(Recorded data):
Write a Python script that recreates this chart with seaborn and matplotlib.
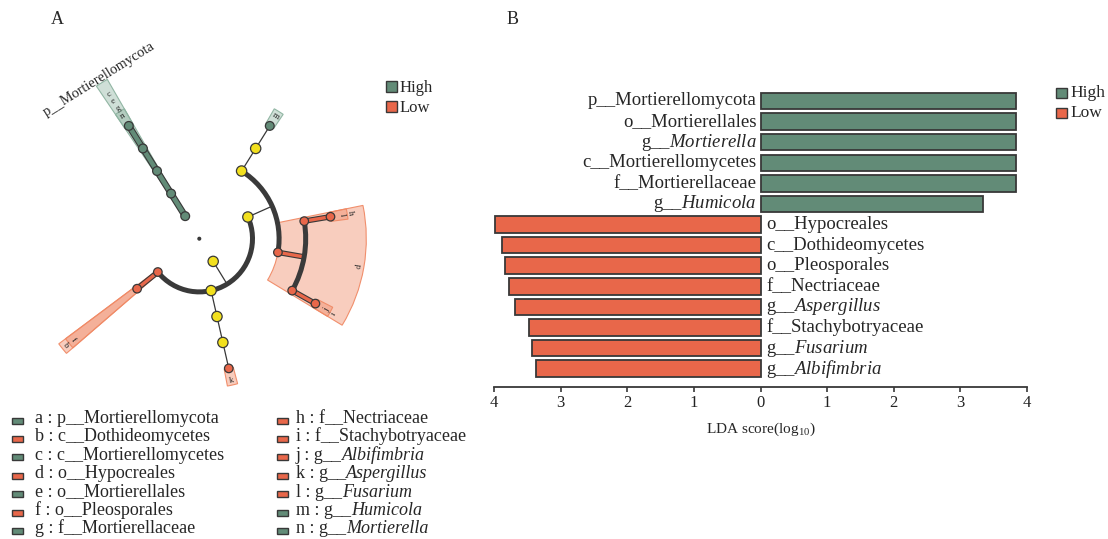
import numpy as np
import pandas as pd
import matplotlib
matplotlib.use("Agg")
import matplotlib.pyplot as plt
import matplotlib.patheffects as pe
from matplotlib.colors import to_rgba
from matplotlib.patches import Wedge, Arc, Rectangle
from matplotlib.text import Annotation
from matplotlib.transforms import offset_copy
import seaborn as sns

sns.set_style("white")
plt.rcParams["font.family"] = ["Liberation Serif", "DejaVu Serif"]
plt.rcParams["mathtext.fontset"] = "custom"
plt.rcParams["mathtext.rm"] = "Liberation Serif"
plt.rcParams["mathtext.it"] = "Liberation Serif:italic"
plt.rcParams["mathtext.bf"] = "Liberation Serif:bold"

# ---------------- LDA effect sizes (panel B) ----------------
taxa = ["p__Mortierellomycota", "o__Mortierellales", "g__Mortierella",
        "c__Mortierellomycetes", "f__Mortierellaceae", "g__Humicola",
        "o__Hypocreales", "c__Dothideomycetes", "o__Pleosporales",
        "f__Nectriaceae", "g__Aspergillus", "f__Stachybotryaceae",
        "g__Fusarium", "g__Albifimbria"]
lda_score = [3.83, 3.83, 3.83, 3.83, 3.83, 3.34,
             3.99, 3.88, 3.84, 3.77, 3.68, 3.48, 3.43, 3.37]
group = ["High"] * 6 + ["Low"] * 8

# ---------------- cladogram (panel A) ----------------
clade = ["Mortierellomycota", "Mortierellomycetes", "Mortierellales", "Mortierellaceae", "Mortierella",
         "Ascomycota", "Sordariomycetes", "Sordariales", "Chaetomiaceae", "Humicola",
         "Hypocreales", "Nectriaceae", "Fusarium", "Stachybotryaceae", "Albifimbria",
         "Eurotiomycetes", "Eurotiales", "Aspergillaceae", "Aspergillus",
         "Dothideomycetes", "Pleosporales"]
parent = ["root", "Mortierellomycota", "Mortierellomycetes", "Mortierellales", "Mortierellaceae",
          "root", "Ascomycota", "Sordariomycetes", "Sordariales", "Chaetomiaceae",
          "Sordariomycetes", "Hypocreales", "Nectriaceae", "Hypocreales", "Stachybotryaceae",
          "Ascomycota", "Eurotiomycetes", "Eurotiales", "Aspergillaceae",
          "Ascomycota", "Dothideomycetes"]
rank = [1, 2, 3, 4, 5,
        1, 2, 3, 4, 5,
        3, 4, 5, 4, 5,
        2, 3, 4, 5,
        2, 3]
clade_group = ["High"] * 5 + ["none"] * 4 + ["High"] + ["Low"] * 5 + ["none"] * 3 + ["Low"] + ["Low"] * 2
clade_letter = ["a", "c", "e", "g", "n", "", "", "", "", "m", "d", "h", "l", "i", "j",
                "", "", "", "k", "b", "f"]
# angular order of the terminal clades (degrees, counter-clockwise)
leaf_angle = {"Mortierella": 122.0, "Humicola": 58.0, "Fusarium": 9.5,
              "Albifimbria": -29.2, "Aspergillus": -77.2, "Pleosporales": -141.2}

# ---------------- biomarker key ----------------
key_letter = list("abcdefghijklmn")
key_taxon = ["p__Mortierellomycota", "c__Dothideomycetes", "c__Mortierellomycetes",
             "o__Hypocreales", "o__Mortierellales", "o__Pleosporales", "f__Mortierellaceae",
             "f__Nectriaceae", "f__Stachybotryaceae", "g__Albifimbria", "g__Aspergillus",
             "g__Fusarium", "g__Humicola", "g__Mortierella"]
key_group = ["High", "Low", "High", "Low", "High", "Low", "High",
             "Low", "Low", "Low", "Low", "Low", "High", "High"]
groups = ["High", "Low"]

GREEN = "#628B77"
RED = "#E8674A"
YELLOW = "#F2E01E"
EDGE = "#383838"
palette = {"High": GREEN, "Low": RED}
shade = {"High": "#8DB3A0", "Low": "#F08A66"}


def fmt(name):
    if name.startswith("g__"):
        return "g__$\\mathit{" + name[3:] + "}$"
    return name


W, H = 1108, 539
fig = plt.figure(figsize=(W / 100, H / 100), dpi=100)


def fx(px):
    return px / W


def fy(py):
    return 1 - py / H


def key_box(x_box, y_bottom, bw, bh, color):
    fig.add_artist(Rectangle((fx(x_box), fy(y_bottom)), bw / W, bh / H,
                             transform=fig.transFigure, facecolor=color,
                             edgecolor=EDGE, lw=1.0))


def key_text(x_text, y_base, label, size):
    """Caption in figure pixels; genus names are continued in italics."""
    if label.count("g__") and label.split("g__")[-1][:1].isupper():
        head, tail = label.rsplit("g__", 1)
        t1 = fig.text(fx(x_text), fy(y_base), head + "g__", fontsize=size,
                      ha="left", va="baseline")
        fig.add_artist(Annotation(tail, xy=(1, 0), xycoords=t1, fontsize=size,
                                  style="italic", ha="left", va="bottom"))
    else:
        fig.text(fx(x_text), fy(y_base), label, fontsize=size, ha="left", va="baseline")


# ======================= panel B: LDA bars =======================
axB = fig.add_axes([fx(494), fy(387), (1027 - 494) / W, (387 - 88) / H])
df = pd.DataFrame({
    "taxon": taxa,
    "score": [s if g == "High" else -s for s, g in zip(lda_score, group)],
    "group": group,
})
sns.barplot(data=df, x="score", y="taxon", hue="group", palette=palette,
            saturation=1, dodge=False, orient="h", width=0.8, edgecolor=EDGE,
            linewidth=1.3, legend=False, ax=axB)
axB.set_xlim(-4, 4)
axB.set_ylim(len(taxa) - 1 + 0.89, -0.63)
axB.set_yticks([])
axB.set_ylabel("")
ticks = np.arange(-4, 5)
axB.set_xticks(ticks)
axB.set_xticklabels([str(abs(t)) for t in ticks], fontsize=12)
axB.set_xlabel("LDA score(log$_{10}$)", fontsize=11, labelpad=7)
for side in ["top", "right", "left"]:
    axB.spines[side].set_visible(False)
axB.spines["bottom"].set_color(EDGE)
axB.spines["bottom"].set_linewidth(1.3)
axB.tick_params(axis="x", bottom=True, direction="out", length=3.5, width=1.2,
                color=EDGE, pad=2.5, labelcolor="#222222")

left_off = offset_copy(axB.transData, fig=fig, x=-4, y=0, units="dots")
right_off = offset_copy(axB.transData, fig=fig, x=6, y=0, units="dots")
for i, (t, g) in enumerate(zip(taxa, group)):
    if g == "High":
        axB.text(0, i, fmt(t), transform=left_off, ha="right", va="center", fontsize=13.5)
    else:
        axB.text(0, i, fmt(t), transform=right_off, ha="left", va="center", fontsize=13.5)

for j, g in enumerate(groups):
    key_box(1056, 98 + 20 * j, 11, 10, palette[g])
    key_text(1070.5, 97 + 20 * j, g, 12.5)

# ======================= panel A: cladogram =======================
axA = fig.add_axes([0, fy(395), 440 / W, 370 / H])
STEP = 26.6

rank_of = dict(zip(clade, rank))
grp = dict(zip(clade, clade_group))
letter = dict(zip(clade, clade_letter))
par = dict(zip(clade, parent))
children = {n: [] for n in clade + ["root"]}
for c, p in zip(clade, parent):
    children[p].append(c)

angle = {}


def place(n):
    if not children[n]:
        angle[n] = leaf_angle[n]
    else:
        a = [place(c) for c in children[n]]
        angle[n] = (min(a) + max(a)) / 2
    return angle[n]


place("root")


def xy(r, th):
    t = np.deg2rad(th)
    return r * np.cos(t), r * np.sin(t)


def leaves_under(n):
    if not children[n]:
        return [n]
    out = []
    for c in children[n]:
        out += leaves_under(c)
    return out


def outer(rk):
    return 150 + (5 - rk) * 8.5


def tangential(th):
    rot = th - 90
    while rot <= -90:
        rot += 180
    while rot > 90:
        rot -= 180
    return rot


# highlighted sectors behind the biomarker clades
for n in clade:
    g = grp[n]
    if g == "none":
        continue
    if par[n] != "root" and grp[par[n]] == g and children[n]:
        continue
    la = [angle[l] for l in leaves_under(n)]
    r0 = STEP * rank_of[n]
    r1 = outer(rank_of[n])
    axA.add_patch(Wedge((0, 0), r1, min(la) - 2.0, max(la) + 2.0, width=r1 - r0,
                        facecolor=to_rgba(shade[g], 0.42),
                        edgecolor=to_rgba(shade[g], 0.95), lw=0.8, zorder=1))

# branches
for p in clade:
    kids = children[p]
    if not kids:
        continue
    rp = STEP * rank_of[p]
    rc = STEP * (rank_of[p] + 1)
    th = angle[p]
    x0, y0 = xy(rp, th)
    x1, y1 = xy(rc, th)
    same = grp[p] != "none" and all(grp[k] == grp[p] for k in kids)
    if same:
        lw = 3.2 if grp[p] == "High" else 2.4
        axA.plot([x0, x1], [y0, y1], color=palette[grp[p]], lw=lw, solid_capstyle="butt",
                 path_effects=[pe.Stroke(linewidth=lw + 1.6, foreground=EDGE), pe.Normal()],
                 zorder=3)
    else:
        axA.plot([x0, x1], [y0, y1], color=EDGE, lw=0.9, zorder=2)
    if len(kids) > 1:
        ka = [angle[k] for k in kids]
        axA.add_patch(Arc((0, 0), 2 * rc, 2 * rc, theta1=min(ka), theta2=max(ka),
                          lw=3.6, color="#3A3A3A", zorder=3))

# nodes
nx, ny, ncls = [0.0], [0.0], ["root"]
for n in clade:
    x, y = xy(STEP * rank_of[n], angle[n])
    nx.append(x)
    ny.append(y)
    ncls.append(grp[n])
node_df = pd.DataFrame({"x": nx, "y": ny, "cls": ncls})
sns.scatterplot(data=node_df, x="x", y="y", hue="cls", size="cls",
                palette={"High": GREEN, "Low": RED, "none": YELLOW, "root": EDGE},
                sizes={"High": 40, "Low": 38, "none": 55, "root": 4},
                edgecolor=EDGE, linewidth=0.9, legend=False, ax=axA, zorder=5)

# clade letters
for n in clade:
    if not letter[n] or grp[n] == "none":
        continue
    th = angle[n]
    if letter[n] == "a":
        x, y = xy(outer(rank_of[n]) - 2, th)
        axA.text(x, y, "p__Mortierellomycota", rotation=tangential(th), rotation_mode="anchor",
                 ha="center", va="bottom", fontsize=10.4, zorder=6)
    else:
        x, y = xy(outer(rank_of[n]) - 5, th)
        axA.text(x, y, letter[n], rotation=tangential(th), rotation_mode="anchor",
                 ha="center", va="center", fontsize=6.5, zorder=6)

axA.set_xlim(-199.3, 240.7)
axA.set_ylim(-156.3, 213.7)
axA.set_aspect("equal")
axA.axis("off")

for j, g in enumerate(groups):
    key_box(385.5, 92 + 20 * j, 11, 11, palette[g])
    key_text(400, 92 + 20 * j, g, 12)

# biomarker key below the cladogram (two columns of seven)
for i, (k, t, g) in enumerate(zip(key_letter, key_taxon, key_group)):
    col, row = divmod(i, 7)
    yb = 423 + 18.4 * row
    key_box(12 if col == 0 else 277, yb + 0.5, 11, 6, palette[g])
    key_text(35 if col == 0 else 296, yb, f"{k} : {t}", 13)

fig.text(fx(57.5), fy(19), "A", fontsize=13, ha="center", va="center")
fig.text(fx(513), fy(19), "B", fontsize=13, ha="center", va="center")

fig.savefig("out.png", dpi=100)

(Do this): Without any pictures, reproduce the lines from the first one in the material through the line that has "import seaborn as sns", exactly as they appear.

(Worked solution):
Write a Python script that recreates this chart with seaborn and matplotlib.
import numpy as np
import pandas as pd
import matplotlib
matplotlib.use("Agg")
import matplotlib.pyplot as plt
import matplotlib.patheffects as pe
from matplotlib.colors import to_rgba
from matplotlib.patches import Wedge, Arc, Rectangle
from matplotlib.text import Annotation
from matplotlib.transforms import offset_copy
import seaborn as sns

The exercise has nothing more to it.